Bruce White ’90, Physics Department chair and professor, described Wu as a “dedicated colleague” in the Physics Department at Binghamton for more than 40 years. Wu joined the department in 1968. His scholarly interests spanned a wide range of topics, including the physics of charged Bose gases, liquid ferromagnets, superconductivity and biophysics.

“The breadth of his scholarship coupled with his unassuming demeanor produced an inspiring teacher of both undergraduate and graduate students,” White said.

George Klir

KLIR

• An anonymous donor made a seven-figure gift to establish the George Klir Professor in Systems Science, an endowed professorship in memory of George J. Klir, a SUNY distinguished professor and systems science scholar.

“This first named professorship for the Watson School will trigger an international search for an accomplished scholar who will build on Dr.
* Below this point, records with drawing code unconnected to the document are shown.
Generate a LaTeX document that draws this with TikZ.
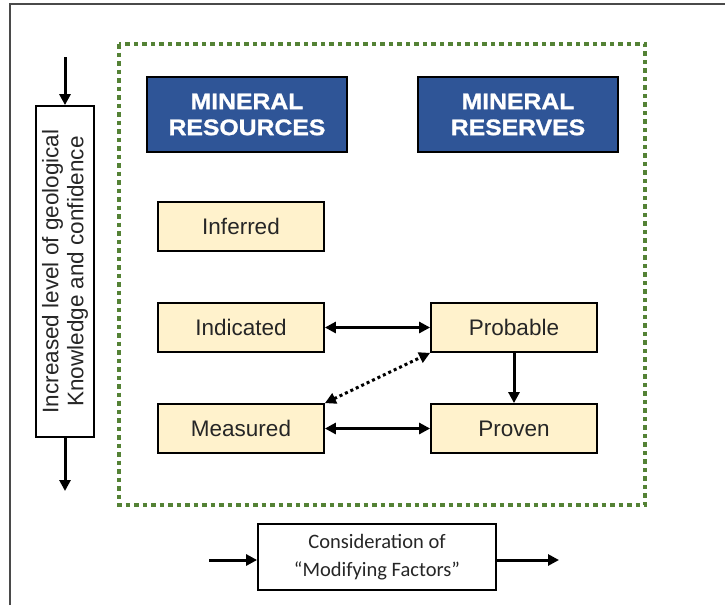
\documentclass[tikz,border=0pt]{standalone}
\usepackage{fontspec}
\setmainfont{Liberation Sans}
\newfontfamily\calibrifont{Carlito}
\newfontfamily\headfont{Liberation Sans Bold}[FakeBold=1.2,FakeStretch=1.1]
\usetikzlibrary{arrows.meta}
\definecolor{framegrey}{HTML}{4A4A4A}
\definecolor{dotgreen}{HTML}{548235}
\definecolor{headblue}{HTML}{2F5597}
\definecolor{classfill}{HTML}{FFF2CC}
\definecolor{classtext}{HTML}{262626}
\begin{document}
\begin{tikzpicture}[x=1pt,y=-1pt,
  header/.style={draw=black,line width=2pt,fill=headblue,text=white,
    minimum width=200pt,minimum height=75pt,align=center,inner sep=0pt,
    font=\headfont\fontsize{22.5}{26}\selectfont},
  classbox/.style={draw=black,line width=1.8pt,fill=classfill,text=classtext,
    minimum width=166pt,minimum height=49pt,inner sep=0pt,
    font=\fontsize{22.5}{26}\selectfont},
  sidebox/.style={draw=black,line width=1.8pt,fill=white,text=classtext,
    rotate=90,minimum width=331pt,minimum height=58pt,align=center,inner sep=0pt,
    font=\fontsize{22.5}{25}\selectfont},
  factorbox/.style={draw=black,line width=1.8pt,fill=white,text=classtext,
    minimum width=238pt,minimum height=66pt,align=center,inner sep=0pt,
    font=\calibrifont\fontsize{20.5}{28}\selectfont},
  link/.style={line width=3pt,-{Triangle[length=11pt,width=11pt]}},
  twoway/.style={line width=3pt,{Triangle[length=11pt,width=11pt]}-{Triangle[length=11pt,width=11pt]}},
  maybelink/.style={line width=3pt,dash pattern=on 3pt off 3pt,
    {Triangle[length=11pt,width=11pt]}-{Triangle[length=11pt,width=11pt]}}
]
\useasboundingbox (0,0) rectangle (725,605);
\fill[white] (0,0) rectangle (725,605);

% outer frame (top and left edges)
\draw[framegrey,line width=2pt] (10,605) -- (10,4) -- (725,4);

% dotted boundary around the classification
\draw[dotgreen,line width=4.5pt,dash pattern=on 4.5pt off 4pt] (119,44) rectangle (645,505);

% column headers
\node[header] (res) at (247,114.5) {MINERAL\\RESOURCES};
\node[header] (rsv) at (518,114.5) {MINERAL\\RESERVES};

% resource and reserve categories
\node[classbox] (inf) at (241,226.5) {Inferred};
\node[classbox] (ind) at (241,327.5) {Indicated};
\node[classbox] (mea) at (241,428.5) {Measured};
\node[classbox] (pro) at (514,327.5) {Probable};
\node[classbox] (prv) at (514,428.5) {Proven};

\draw[twoway] (ind.east) -- (pro.west);
\draw[twoway] (mea.east) -- (prv.west);
\draw[link] (pro.south) -- (prv.north);
\draw[maybelink] (mea.north east) -- (pro.south west);

% geological confidence axis
\node[sidebox] (conf) at (65,271.5) {Increased level of geological\\Knowledge and confidence};
\coordinate (confin) at (65,57);
\coordinate (confout) at (65,491);
\draw[link] (confin) -- (conf.east);
\draw[link] (conf.west) -- (confout);

% modifying factors
\node[factorbox] (mod) at (377,557) {Consideration of\\“Modifying Factors”};
\coordinate (modin) at (209,560);
\coordinate (modout) at (559,560);
\draw[link] (modin) -- (mod.west |- modin);
\draw[link] (mod.east |- modout) -- (modout);
\end{tikzpicture}
\end{document}
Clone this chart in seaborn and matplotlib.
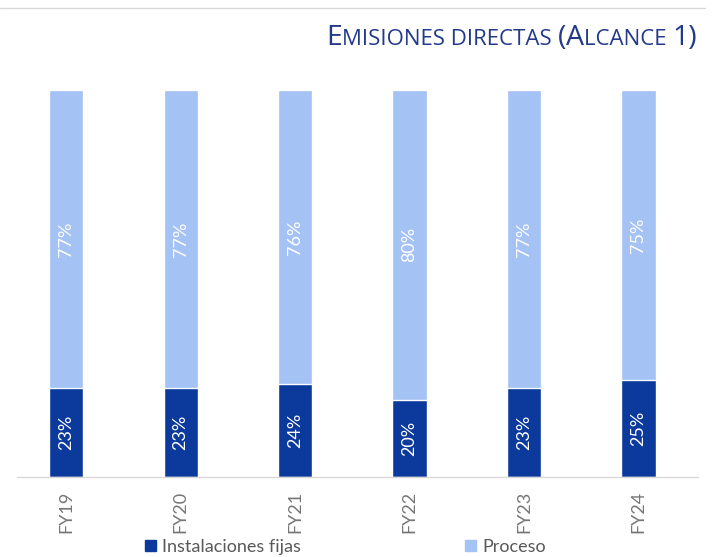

Klir’s groundbreaking work in complex systems, cybernetics, fuzzy logic and more, and will also preserve his legacy,” said Krishnaswami “Hari” Srihari, dean of the Thomas J. Watson School of Engineering and Applied Science.

“Dr. Klir — named the first distinguished professor in the Watson School in 1984 — set a standard for excellence in teaching and research that is unmatched. And as those who knew him understand, he was not only a renowned scholar and leader in his fields. He was also a teacher and mentor, particularly for those pursuing doctoral studies.”

In the spirit of the work that Klir produced, the Klir Professor will teach and mentor graduate students and continue to advance knowledge and discoveries in systems science, Srihari said.

Klir retired in 2007 after 38 years on the Binghamton faculty. He died in May 2016, at the age of 84.